When we come to Scripture believing that we are nothing but rot, we will find a God who confirms that fear. And when we come believing that we are broken but beloved, we will find a God who heals rather than terrorizes.
Yes, sin is real, and, yes, salvation is necessary. But salvation is not God rescuing us from himself. It is God rescuing us from sin, from death, from Satan, and from the false stories we tell ourselves about ourselves.
Final Thoughts
It’s true, wherever a tree falls, there it will lie. And if the tree trunk fractures from its roots, that tree can only ride slowly down the course of rot and decay, until it finishes its forced deconstruction and returns to soil, or burns away to ash in a passing blaze.
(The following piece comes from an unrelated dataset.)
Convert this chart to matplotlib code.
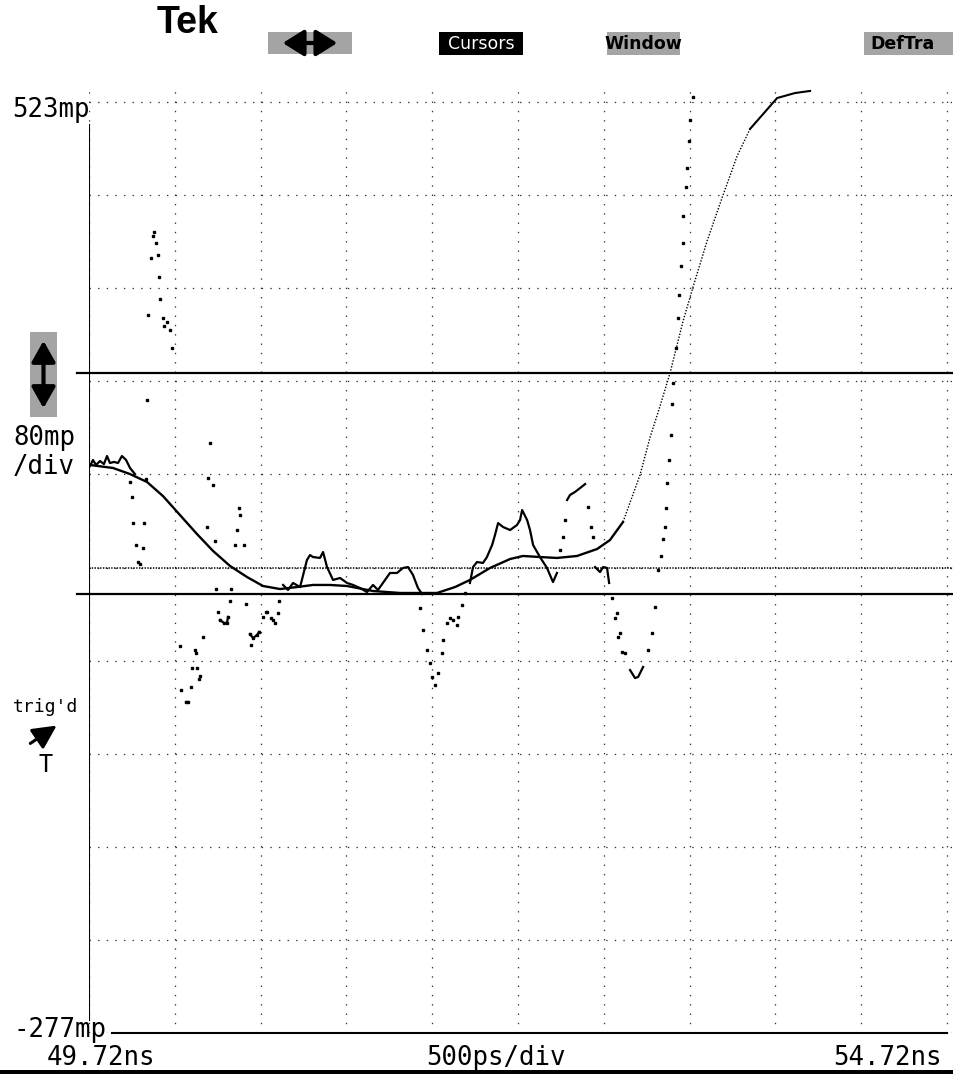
import numpy as np
import matplotlib.pyplot as plt
from matplotlib.patches import Rectangle, FancyArrowPatch

plt.rcParams['lines.scale_dashes'] = False

# scope settings (ns, mp)
t_left = 49.72; t_right = 54.72; t_div = 0.5
v_top = 523; v_bot = -277; v_div = 80
cursor_levels = [290, 100]
ref_level = 123

# smooth trace
a_t = [49.726, 49.860, 49.959, 50.058, 50.151, 50.250, 50.349, 50.443, 50.542, 50.641,
       50.734, 50.833, 50.932, 51.025, 51.124, 51.224, 51.375, 51.533, 51.748, 51.853,
       51.940, 52.057, 52.174, 52.249, 52.348, 52.447, 52.564, 52.681, 52.756, 52.832,
       52.931, 52.990, 53.048, 53.106, 53.182, 53.240, 53.322, 53.415, 53.497, 53.572,
       53.730, 53.834, 53.922]
a_v = [211.1, 208.5, 203.3, 196.5, 184.4, 168.1, 151.8, 137.2, 124.3, 114.8,
       107.1, 104.5, 106.2, 108.0, 108.0, 107.1, 102.8, 101.1, 101.1, 106.2,
       112.3, 122.6, 130.3, 132.9, 132.0, 131.2, 132.9, 138.9, 146.6, 162.1,
       202.5, 235.1, 261.8, 290.1, 334.8, 364.0, 403.6, 443.1, 476.6, 499.8,
       526.4, 530.7, 532.5]

# noisy trace, slow stretches
b_t = [[49.726, 49.743, 49.761, 49.784, 49.807, 49.825, 49.842, 49.866, 49.889, 49.912, 49.936, 49.959, 49.988],
       [50.851, 50.880, 50.909, 50.950, 50.990, 51.008, 51.025, 51.066, 51.084, 51.107, 51.142, 51.183, 51.224,
        51.259, 51.299, 51.340, 51.375, 51.404, 51.474, 51.515, 51.550, 51.579, 51.608, 51.637, 51.661],
       [51.940, 51.958, 51.981, 52.016, 52.039, 52.069, 52.086, 52.104, 52.133, 52.174, 52.214, 52.232, 52.244,
        52.273, 52.290, 52.308, 52.348, 52.389, 52.424, 52.447],
       [52.506, 52.523, 52.552, 52.582, 52.611],
       [52.669, 52.698, 52.716, 52.739, 52.751],
       [52.873, 52.902, 52.920, 52.949],
       [50.285, 50.297],
       [50.483, 50.507, 50.524, 50.530],
       [50.658, 50.676, 50.699, 50.711]]
b_v = [[210.2, 215.4, 211.1, 214.5, 211.9, 218.8, 212.8, 213.7, 212.8, 218.8, 215.4, 208.5, 203.3],
       [108.0, 103.7, 109.7, 106.2, 129.4, 133.7, 132.0, 131.2, 136.3, 123.4, 112.3, 114.0, 109.7,
        108.0, 105.4, 101.9, 108.0, 103.7, 118.3, 118.3, 122.6, 123.4, 116.6, 105.4, 100.2],
       [109.7, 123.4, 127.7, 126.9, 132.0, 142.3, 150.9, 161.2, 157.8, 155.2, 159.5, 163.8, 172.4,
        163.8, 155.2, 142.3, 132.0, 122.6, 110.5, 118.3],
       [181.0, 185.3, 187.9, 191.3, 194.7],
       [123.4, 119.1, 123.4, 122.6, 109.7],
       [34.9, 28.0, 28.9, 37.5],
       [7.4, 7.4],
       [77.9, 75.3, 75.3, 80.5],
       [65.8, 62.4, 65.0, 67.6]]

# noisy trace, isolated samples on fast edges
c_t = [49.959, 49.971, 49.976, 49.994, 50.006, 50.017, 50.035, 50.041, 50.052, 50.058, 50.064, 50.081,
       50.093, 50.099, 50.110, 50.122, 50.128, 50.134, 50.151, 50.157, 50.175, 50.192, 50.204,
       50.250, 50.256, 50.285, 50.297, 50.314, 50.320, 50.338, 50.344, 50.349, 50.361, 50.367, 50.384,
       50.408, 50.414, 50.425, 50.443, 50.454, 50.460, 50.472, 50.483, 50.507, 50.524, 50.530, 50.542,
       50.548, 50.571, 50.583, 50.594, 50.600, 50.623, 50.635,
       50.658, 50.664, 50.676, 50.699, 50.711, 50.734, 50.752, 50.757, 50.781, 50.792, 50.804, 50.821, 50.827,
       51.649, 51.667, 51.690, 51.707, 51.719, 51.736, 51.754, 51.777, 51.783, 51.806, 51.824, 51.841,
       51.865, 51.871, 51.894, 51.911,
       52.465, 52.482, 52.494, 52.628, 52.646, 52.657,
       52.768, 52.785, 52.797, 52.803, 52.815, 52.826, 52.844, 52.978, 53.001, 53.019, 53.036, 53.054,
       53.065, 53.077, 53.083, 53.089, 53.100, 53.112, 53.118, 53.124, 53.141, 53.153, 53.159, 53.170,
       53.182, 53.182, 53.199, 53.205, 53.217, 53.223, 53.240]
c_v = [196.5, 183.6, 161.2, 142.3, 127.7, 126.0, 139.7, 161.2, 199.0, 266.9, 340.0, 388.9,
       407.9, 411.3, 401.8, 391.5, 372.6, 353.7, 337.4, 330.5, 334.0, 327.1, 311.6,
       55.5, 17.7, 7.4, 7.4, 20.3, 36.6, 52.1, 49.5, 36.6, 27.2, 29.8, 63.3,
       157.8, 199.9, 230.0, 193.9, 145.8, 104.5, 84.8, 77.9, 75.3, 75.3, 80.5, 94.2,
       104.5, 142.3, 155.2, 174.1, 168.1, 142.3, 91.6,
       65.8, 56.4, 62.4, 65.0, 67.6, 80.5, 84.8, 84.8, 79.6, 77.9, 75.3, 83.9, 94.2,
       88.2, 69.3, 52.1, 40.9, 28.9, 22.0, 32.3, 49.5, 60.7, 75.3, 79.6, 77.9,
       73.6, 80.5, 90.8, 101.1,
       138.0, 149.2, 163.8, 175.0, 157.8, 149.2,
       96.8, 79.6, 83.9, 63.3, 66.7, 50.4, 49.5, 52.1, 66.7, 89.0, 120.8, 132.9,
       147.5, 157.8, 174.1, 195.6, 215.4, 236.9, 263.5, 281.5, 311.6, 337.4, 357.2, 381.9,
       401.8, 425.0, 450.0, 466.3, 489.5, 507.5, 527.3]

# labels
top_label = '523mp'
scale_label = ['80mp', '/div']
bot_label = '-277mp'
time_labels = ['49.72ns', '500ps/div', '54.72ns']
menu_labels = ['Cursors', 'Window', 'DefTra']

W, H = 954, 1078
fig = plt.figure(figsize=(W/100, H/100), dpi=100)
def fx(px): return px/W
def fy(py): return 1-py/H

mono = 'DejaVu Sans Mono'
narrow = ['Liberation Sans Narrow', 'DejaVu Sans']

ax = fig.add_axes([fx(89), fy(1033), fx(954)-fx(89), fy(85)-fy(1033)])
ax.set_xlim(t_left, t_left + (954-89)/85.8*t_div)
ax.set_ylim(v_bot, v_top + (102-85)/93.1*v_div)
ax.set_xticks(np.arange(t_left, t_right+0.01, t_div))
ax.set_yticks(np.arange(v_bot, v_top+1, v_div))
ax.grid(axis='x', color='#333333', lw=0.9, linestyle=(0, (1.0, 5.7)))
ax.grid(axis='y', color='#333333', lw=0.9, linestyle=(0, (1.0, 5.2)))
ax.set_axisbelow(True)
ax.tick_params(length=0, labelbottom=False, labelleft=False)
for s in ax.spines.values():
    s.set_visible(False)

# frame pieces
ax.axvline(t_left, ymin=0.0137, ymax=0.9575, color='k', lw=1.5)
ax.axhline(v_bot, xmin=23/865, xmax=0.992, color='k', lw=1.5, clip_on=False)
ax.axhline(ref_level, color='k', lw=1.1, linestyle=(0, (1.0, 1.0)))
for lv in cursor_levels:
    ax.axhline(lv, xmin=-12/865, xmax=1, color='k', lw=1.6, clip_on=False)

# traces
ax.plot(a_t[:30], a_v[:30], color='k', lw=1.7)
ax.plot(a_t[29:40], a_v[29:40], color='k', lw=1.0, linestyle=(0, (1.0, 1.2)))
ax.plot(a_t[39:], a_v[39:], color='k', lw=1.5)
for st, sv in zip(b_t, b_v):
    ax.plot(st, sv, color='k', lw=1.6)
ax.plot(c_t, c_v, ls='none', marker='s', ms=2.0, color='k', mec='k')

# left side texts
fig.text(fx(12), fy(117), top_label, family=mono, fontsize=18.5, va='baseline')
fig.text(fx(13), fy(445), scale_label[0], family=mono, fontsize=18.5, va='baseline')
fig.text(fx(13), fy(474), scale_label[1], family=mono, fontsize=18.5, va='baseline')
fig.text(fx(13), fy(1037), bot_label, family=mono, fontsize=18.5, va='baseline')
fig.text(fx(13), fy(712), "trig'd", family=mono, fontsize=13, va='baseline')
fig.text(fx(46), fy(772), 'T', family=mono, fontsize=17, va='baseline', ha='center')
fig.add_artist(FancyArrowPatch((fx(28), fy(745)), (fx(59), fy(724)), transform=fig.transFigure,
                               arrowstyle='-|>,head_length=0.9,head_width=0.45', mutation_scale=16,
                               lw=2.2, color='k'))

# bottom texts
fig.text(fx(47), fy(1065), time_labels[0], family=mono, fontsize=18.5, va='baseline')
fig.text(fx(426), fy(1065), time_labels[1], family=mono, fontsize=18.5, va='baseline')
fig.text(fx(833), fy(1065), time_labels[2], family=mono, fontsize=18.5, va='baseline')
fig.add_artist(Rectangle((0, fy(1074)), 1, fy(1070)-fy(1074), transform=fig.transFigure,
                         facecolor='k', edgecolor='none'))

# top menu
fig.text(fx(157), fy(33), 'Tek', family=['Liberation Sans', 'DejaVu Sans'], fontweight='bold',
         fontsize=27, va='baseline')
stip = '#a4a4a4'
def box(x0, x1, y0, y1, c):
    fig.add_artist(Rectangle((fx(x0), fy(y1)), fx(x1)-fx(x0), fy(y0)-fy(y1),
                             transform=fig.transFigure, facecolor=c, edgecolor='none'))
box(268, 352, 32, 54, stip)
fig.add_artist(FancyArrowPatch((fx(280), fy(43)), (fx(340), fy(43)), transform=fig.transFigure,
                               arrowstyle='<|-|>,head_length=0.8,head_width=0.5', mutation_scale=16,
                               lw=3, color='k'))
box(439, 523, 32, 55, 'k')
fig.text(fx(481), fy(44), menu_labels[0], family=narrow, fontsize=12.5, color='white',
         ha='center', va='center')
box(607, 680, 32, 55, stip)
fig.text(fx(643), fy(44), menu_labels[1], family=narrow, fontsize=12.5, fontweight='bold',
         ha='center', va='center')
box(864, 954, 32, 55, stip)
fig.text(fx(870), fy(44), menu_labels[2], family=narrow, fontsize=12.5, fontweight='bold',
         ha='left', va='center')

# vertical position box
box(30, 57, 332, 417, stip)
fig.add_artist(FancyArrowPatch((fx(43.5), fy(338)), (fx(43.5), fy(411)), transform=fig.transFigure,
                               arrowstyle='<|-|>,head_length=0.8,head_width=0.45', mutation_scale=16,
                               lw=3, color='k'))

fig.savefig('out.png', dpi=100)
A tree is wholly subject to the whims of circumstance, a mere slave to nature’s decree. It cannot protest, object, or fight back. It can only consent.
I don’t know what dark thoughts convinced Sproul of such sad powerlessness, but Sproul was wrong. You, me, and R.C. Sproul, we are not trees. We are not powerless to circumstance. We can protest and object. We can fight against all apparent fate. We carry God’s breath in our chest and can command our vessel toward a great variety of directions.
Really, that’s the whole point of Ecclesiastes: much of this ostensibly meaningless life storms onward, just outside of our control. But not everything lies out of reach. We have some agency. And how we use that little flicker of sayso, well, that’s also where we find meaning.
This is not to say that everything we do suddenly has meaning simply because we do it from this special nexus of agency. No, only some things matter.
So, which things can have meaning?
The answer to that question is exactly what Qohelet wants to teach us:
“Now all has been heard;
here is the conclusion of the matter:
Fear God and keep his commands.”
(Ecclesiastes 12:13)
Sproul and I both applaud Qohelet’s conclusion, but how we understand his conclusion differs greatly. As for fearing God, Sproul will understand that fear from the perspective of a fallen tree. His fear—which kept him up all night terrified—related to God’s wrath. Sproul’s fear was the powerless fear of an inert, useless, and rotten thing.
I don’t see humans as impotent, dead trees, so how I understand the fear of God looks nothing like Sproul’s understanding. For me, the fear of the Lord relates, not to God’s wrath, but to God’s love. The fear of God is not about my powerlessness, it’s about my power. It’s the heavy fear that I might squander the great power God has given me. Really, the fear of God is simply the ultimate form of the fear I carry with me in all my love relationships: that I will live unworthy of that love, that my life will not reflect the value of that love.
God, the one who loves me most, the one who suffered and died for me, represents the ultimate love that I might squander. For that reason, God’s love is the greatest source of relational fear. When I contemplate this loving God, who gave me breath, a mind, and existence itself, and when I consider my life, that’s when the fear of God surfaces. I fear I will mistreat that perfect love. And when I do mistreat it—when I sin—I tremble, not at God’s wrath, but at my own neglect of this most precious thing. I don’t think: what might God do to me in his wrath? No, I ask myself: Did you not appreciate having existence? Were you not grateful for your agency? You were given the breath of a God who loves you, and what did you do with it?
Sproul has no problem fearing God in his way—what else can an inert, useless, and rotten thing do but fear?
I don’t see how Sproul can affirm Qohelet’s second conclusion: Keep God’s commands.
Keeping God’s commands requires a great deal more than what an inert, useless, and rotten thing can do. Only a dynamic, empowered, and wise being with agency can set themselves to obeying God. And it’s down that path of obedience, of becoming the person God wants us to become, that we truly find the great meaning our hearts desire.